--- BEGIN AVAILABLE DATA ---

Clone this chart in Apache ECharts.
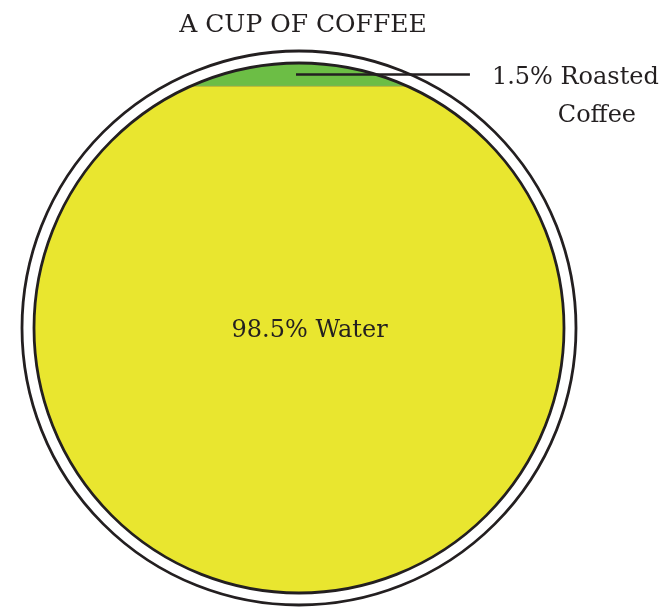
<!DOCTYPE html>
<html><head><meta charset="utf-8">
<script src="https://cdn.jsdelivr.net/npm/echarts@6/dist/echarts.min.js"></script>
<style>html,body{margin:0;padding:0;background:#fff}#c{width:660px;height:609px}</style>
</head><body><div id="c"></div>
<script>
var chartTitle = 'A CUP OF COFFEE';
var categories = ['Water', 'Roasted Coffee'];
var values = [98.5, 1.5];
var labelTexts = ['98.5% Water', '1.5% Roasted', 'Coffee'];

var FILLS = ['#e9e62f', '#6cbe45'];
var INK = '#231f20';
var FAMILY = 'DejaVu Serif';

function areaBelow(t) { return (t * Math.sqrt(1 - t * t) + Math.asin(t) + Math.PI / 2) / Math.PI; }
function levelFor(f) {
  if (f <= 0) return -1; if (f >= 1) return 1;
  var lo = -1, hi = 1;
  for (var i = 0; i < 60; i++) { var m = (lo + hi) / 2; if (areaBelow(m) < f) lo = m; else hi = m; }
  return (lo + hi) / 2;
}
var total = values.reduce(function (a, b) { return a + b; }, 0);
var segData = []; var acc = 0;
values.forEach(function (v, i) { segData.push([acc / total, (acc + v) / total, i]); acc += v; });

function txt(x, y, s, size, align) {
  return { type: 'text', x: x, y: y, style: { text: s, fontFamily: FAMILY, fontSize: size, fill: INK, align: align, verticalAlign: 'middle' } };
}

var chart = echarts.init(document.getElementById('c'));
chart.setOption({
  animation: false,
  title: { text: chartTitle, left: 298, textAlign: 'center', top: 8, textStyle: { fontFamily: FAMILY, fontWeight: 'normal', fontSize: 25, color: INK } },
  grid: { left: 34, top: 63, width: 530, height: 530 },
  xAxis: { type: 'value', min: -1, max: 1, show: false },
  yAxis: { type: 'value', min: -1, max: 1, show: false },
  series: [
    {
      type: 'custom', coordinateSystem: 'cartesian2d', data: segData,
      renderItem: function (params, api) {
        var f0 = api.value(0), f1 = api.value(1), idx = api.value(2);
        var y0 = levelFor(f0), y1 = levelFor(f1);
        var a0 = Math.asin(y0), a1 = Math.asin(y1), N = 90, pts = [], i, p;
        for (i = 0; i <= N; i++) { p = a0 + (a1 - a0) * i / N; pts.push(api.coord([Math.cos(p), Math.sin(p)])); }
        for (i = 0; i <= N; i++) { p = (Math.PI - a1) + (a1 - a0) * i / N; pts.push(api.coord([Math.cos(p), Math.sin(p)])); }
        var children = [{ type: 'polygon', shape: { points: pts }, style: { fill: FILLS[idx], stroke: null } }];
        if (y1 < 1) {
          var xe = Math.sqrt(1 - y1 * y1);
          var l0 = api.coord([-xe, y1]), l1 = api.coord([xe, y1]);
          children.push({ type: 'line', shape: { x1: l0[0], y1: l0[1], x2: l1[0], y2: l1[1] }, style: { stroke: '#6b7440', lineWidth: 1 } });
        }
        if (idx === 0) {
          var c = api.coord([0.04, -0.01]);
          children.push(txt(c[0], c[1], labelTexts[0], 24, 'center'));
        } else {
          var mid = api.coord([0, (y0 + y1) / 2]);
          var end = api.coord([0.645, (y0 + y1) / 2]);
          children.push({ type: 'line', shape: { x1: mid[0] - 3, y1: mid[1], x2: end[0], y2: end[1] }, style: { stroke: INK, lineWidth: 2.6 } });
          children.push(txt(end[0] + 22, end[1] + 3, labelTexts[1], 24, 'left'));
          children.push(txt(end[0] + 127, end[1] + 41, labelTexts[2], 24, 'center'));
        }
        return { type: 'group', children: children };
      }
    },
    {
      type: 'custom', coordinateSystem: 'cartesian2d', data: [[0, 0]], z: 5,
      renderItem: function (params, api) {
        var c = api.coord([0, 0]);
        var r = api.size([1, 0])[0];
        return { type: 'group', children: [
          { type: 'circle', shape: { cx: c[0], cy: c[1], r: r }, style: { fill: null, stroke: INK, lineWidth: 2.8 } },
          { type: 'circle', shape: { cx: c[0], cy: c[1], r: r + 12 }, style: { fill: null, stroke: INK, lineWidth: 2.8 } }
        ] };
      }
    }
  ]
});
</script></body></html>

--- END AVAILABLE DATA ---
--- BEGIN AVAILABLE DATA ---

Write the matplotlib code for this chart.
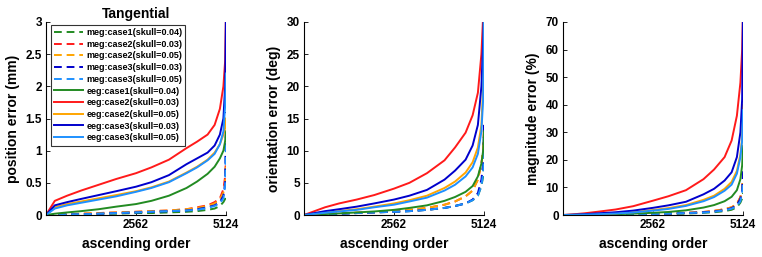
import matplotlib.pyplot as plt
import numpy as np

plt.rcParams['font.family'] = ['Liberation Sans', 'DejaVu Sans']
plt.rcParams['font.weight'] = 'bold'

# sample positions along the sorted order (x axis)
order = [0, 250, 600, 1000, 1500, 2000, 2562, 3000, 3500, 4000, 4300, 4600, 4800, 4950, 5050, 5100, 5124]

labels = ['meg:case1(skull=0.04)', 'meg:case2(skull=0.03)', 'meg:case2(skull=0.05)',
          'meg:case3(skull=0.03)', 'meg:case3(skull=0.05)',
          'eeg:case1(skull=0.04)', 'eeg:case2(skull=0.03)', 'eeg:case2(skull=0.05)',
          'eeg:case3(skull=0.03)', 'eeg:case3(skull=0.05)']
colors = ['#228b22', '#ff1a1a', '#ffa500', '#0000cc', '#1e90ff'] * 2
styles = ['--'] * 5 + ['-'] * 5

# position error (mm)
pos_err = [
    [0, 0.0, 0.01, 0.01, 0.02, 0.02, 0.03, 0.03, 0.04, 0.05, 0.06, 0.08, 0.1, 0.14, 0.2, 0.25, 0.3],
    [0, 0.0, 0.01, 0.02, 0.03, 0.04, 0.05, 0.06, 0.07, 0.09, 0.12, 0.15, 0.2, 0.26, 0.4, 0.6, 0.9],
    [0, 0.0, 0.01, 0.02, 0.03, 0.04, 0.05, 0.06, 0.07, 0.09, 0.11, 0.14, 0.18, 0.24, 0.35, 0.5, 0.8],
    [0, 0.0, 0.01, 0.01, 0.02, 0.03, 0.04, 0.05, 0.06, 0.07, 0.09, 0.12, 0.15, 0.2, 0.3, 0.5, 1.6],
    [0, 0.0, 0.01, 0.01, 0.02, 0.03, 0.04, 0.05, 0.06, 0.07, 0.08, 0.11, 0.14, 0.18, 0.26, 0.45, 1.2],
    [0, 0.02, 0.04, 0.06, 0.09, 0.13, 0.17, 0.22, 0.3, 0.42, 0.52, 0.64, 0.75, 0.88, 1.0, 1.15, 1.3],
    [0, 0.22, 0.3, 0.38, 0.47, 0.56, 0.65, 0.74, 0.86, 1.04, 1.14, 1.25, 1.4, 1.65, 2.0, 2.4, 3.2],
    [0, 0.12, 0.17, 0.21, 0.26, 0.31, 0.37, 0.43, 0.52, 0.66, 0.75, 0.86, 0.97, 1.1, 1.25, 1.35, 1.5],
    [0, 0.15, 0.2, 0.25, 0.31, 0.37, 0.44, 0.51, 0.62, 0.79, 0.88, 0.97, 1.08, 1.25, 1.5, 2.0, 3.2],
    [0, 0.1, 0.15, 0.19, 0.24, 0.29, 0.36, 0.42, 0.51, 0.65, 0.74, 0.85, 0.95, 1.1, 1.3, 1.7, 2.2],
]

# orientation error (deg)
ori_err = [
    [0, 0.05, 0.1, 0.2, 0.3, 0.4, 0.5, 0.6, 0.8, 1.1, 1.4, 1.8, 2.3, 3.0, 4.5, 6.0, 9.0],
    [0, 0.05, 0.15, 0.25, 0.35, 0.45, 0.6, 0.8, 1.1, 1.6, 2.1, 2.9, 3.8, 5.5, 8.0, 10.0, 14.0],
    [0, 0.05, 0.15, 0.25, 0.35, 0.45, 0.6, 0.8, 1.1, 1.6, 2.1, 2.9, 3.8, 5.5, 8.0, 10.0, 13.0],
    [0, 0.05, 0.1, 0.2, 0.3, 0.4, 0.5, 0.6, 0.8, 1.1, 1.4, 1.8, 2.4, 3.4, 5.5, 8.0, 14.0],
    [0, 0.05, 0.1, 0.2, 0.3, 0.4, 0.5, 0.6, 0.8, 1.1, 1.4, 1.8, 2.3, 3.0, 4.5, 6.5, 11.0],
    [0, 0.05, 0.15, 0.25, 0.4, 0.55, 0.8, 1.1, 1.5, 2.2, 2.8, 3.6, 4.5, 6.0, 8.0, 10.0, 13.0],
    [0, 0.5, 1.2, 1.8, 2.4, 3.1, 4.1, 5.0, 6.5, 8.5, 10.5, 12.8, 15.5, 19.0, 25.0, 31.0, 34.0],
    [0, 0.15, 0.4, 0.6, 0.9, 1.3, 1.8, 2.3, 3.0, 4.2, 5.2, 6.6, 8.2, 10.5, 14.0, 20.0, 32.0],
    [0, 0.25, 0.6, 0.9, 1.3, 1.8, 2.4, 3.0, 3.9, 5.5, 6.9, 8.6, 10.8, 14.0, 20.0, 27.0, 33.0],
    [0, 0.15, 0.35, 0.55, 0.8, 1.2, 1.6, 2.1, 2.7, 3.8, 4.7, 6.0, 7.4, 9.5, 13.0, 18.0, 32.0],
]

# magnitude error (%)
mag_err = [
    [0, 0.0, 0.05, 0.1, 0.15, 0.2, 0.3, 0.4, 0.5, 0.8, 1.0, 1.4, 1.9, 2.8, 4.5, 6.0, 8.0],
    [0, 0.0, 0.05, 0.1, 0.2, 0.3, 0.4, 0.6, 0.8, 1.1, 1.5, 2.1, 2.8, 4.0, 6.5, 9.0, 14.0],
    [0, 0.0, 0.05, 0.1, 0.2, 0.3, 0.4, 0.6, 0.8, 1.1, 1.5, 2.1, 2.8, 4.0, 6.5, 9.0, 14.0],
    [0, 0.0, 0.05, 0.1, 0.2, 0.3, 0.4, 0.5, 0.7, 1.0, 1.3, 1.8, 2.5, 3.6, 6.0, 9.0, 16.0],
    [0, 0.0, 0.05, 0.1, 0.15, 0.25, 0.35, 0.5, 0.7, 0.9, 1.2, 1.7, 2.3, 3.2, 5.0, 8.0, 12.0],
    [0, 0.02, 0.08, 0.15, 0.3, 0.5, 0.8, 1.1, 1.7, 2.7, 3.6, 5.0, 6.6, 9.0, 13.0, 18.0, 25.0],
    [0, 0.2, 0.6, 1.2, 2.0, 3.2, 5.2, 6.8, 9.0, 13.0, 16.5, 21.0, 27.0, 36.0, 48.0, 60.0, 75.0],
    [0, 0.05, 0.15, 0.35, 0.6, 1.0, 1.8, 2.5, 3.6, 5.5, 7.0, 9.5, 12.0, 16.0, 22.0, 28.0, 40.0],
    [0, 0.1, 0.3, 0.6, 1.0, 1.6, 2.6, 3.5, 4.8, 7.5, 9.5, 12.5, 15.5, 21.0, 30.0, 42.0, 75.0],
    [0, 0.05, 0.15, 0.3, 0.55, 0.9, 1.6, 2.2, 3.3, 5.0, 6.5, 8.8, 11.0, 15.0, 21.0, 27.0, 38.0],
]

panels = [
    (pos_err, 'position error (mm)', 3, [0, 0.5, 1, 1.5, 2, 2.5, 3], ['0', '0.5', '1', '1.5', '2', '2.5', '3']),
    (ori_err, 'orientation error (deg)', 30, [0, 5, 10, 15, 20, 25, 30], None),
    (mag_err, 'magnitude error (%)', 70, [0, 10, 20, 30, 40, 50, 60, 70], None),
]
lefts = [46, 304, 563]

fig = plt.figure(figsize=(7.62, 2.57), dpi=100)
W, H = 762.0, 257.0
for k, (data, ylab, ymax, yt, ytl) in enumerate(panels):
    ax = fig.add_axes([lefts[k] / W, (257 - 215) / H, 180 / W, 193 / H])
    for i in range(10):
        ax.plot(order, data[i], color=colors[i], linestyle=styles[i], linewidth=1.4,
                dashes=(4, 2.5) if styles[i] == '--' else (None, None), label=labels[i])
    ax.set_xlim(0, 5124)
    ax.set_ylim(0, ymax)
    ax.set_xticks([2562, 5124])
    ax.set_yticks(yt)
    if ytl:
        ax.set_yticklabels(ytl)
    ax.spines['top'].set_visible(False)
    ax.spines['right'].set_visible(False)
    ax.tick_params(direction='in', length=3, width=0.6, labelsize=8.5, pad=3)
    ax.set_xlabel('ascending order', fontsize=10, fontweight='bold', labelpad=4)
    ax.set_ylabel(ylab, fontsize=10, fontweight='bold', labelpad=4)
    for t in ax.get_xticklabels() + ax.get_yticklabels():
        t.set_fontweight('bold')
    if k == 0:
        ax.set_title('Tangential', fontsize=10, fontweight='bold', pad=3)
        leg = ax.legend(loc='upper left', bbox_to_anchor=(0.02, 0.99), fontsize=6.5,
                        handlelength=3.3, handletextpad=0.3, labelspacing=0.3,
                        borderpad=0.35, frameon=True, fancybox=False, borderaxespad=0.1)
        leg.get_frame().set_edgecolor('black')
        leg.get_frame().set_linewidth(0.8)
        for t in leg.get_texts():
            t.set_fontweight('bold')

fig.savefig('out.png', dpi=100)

--- END AVAILABLE DATA ---

PROBLEM DETAILS
Reproduce only the lines running from the one that has "Write the matplotlib code for this chart." through the one that has "styles = ['--'] * 5 + ['-'] * 5", ends included. Any pictures in that stretch should not be copied.

OUTPUT BELOW
Write the matplotlib code for this chart.
import matplotlib.pyplot as plt
import numpy as np

plt.rcParams['font.family'] = ['Liberation Sans', 'DejaVu Sans']
plt.rcParams['font.weight'] = 'bold'

# sample positions along the sorted order (x axis)
order = [0, 250, 600, 1000, 1500, 2000, 2562, 3000, 3500, 4000, 4300, 4600, 4800, 4950, 5050, 5100, 5124]

labels = ['meg:case1(skull=0.04)', 'meg:case2(skull=0.03)', 'meg:case2(skull=0.05)',
          'meg:case3(skull=0.03)', 'meg:case3(skull=0.05)',
          'eeg:case1(skull=0.04)', 'eeg:case2(skull=0.03)', 'eeg:case2(skull=0.05)',
          'eeg:case3(skull=0.03)', 'eeg:case3(skull=0.05)']
colors = ['#228b22', '#ff1a1a', '#ffa500', '#0000cc', '#1e90ff'] * 2
styles = ['--'] * 5 + ['-'] * 5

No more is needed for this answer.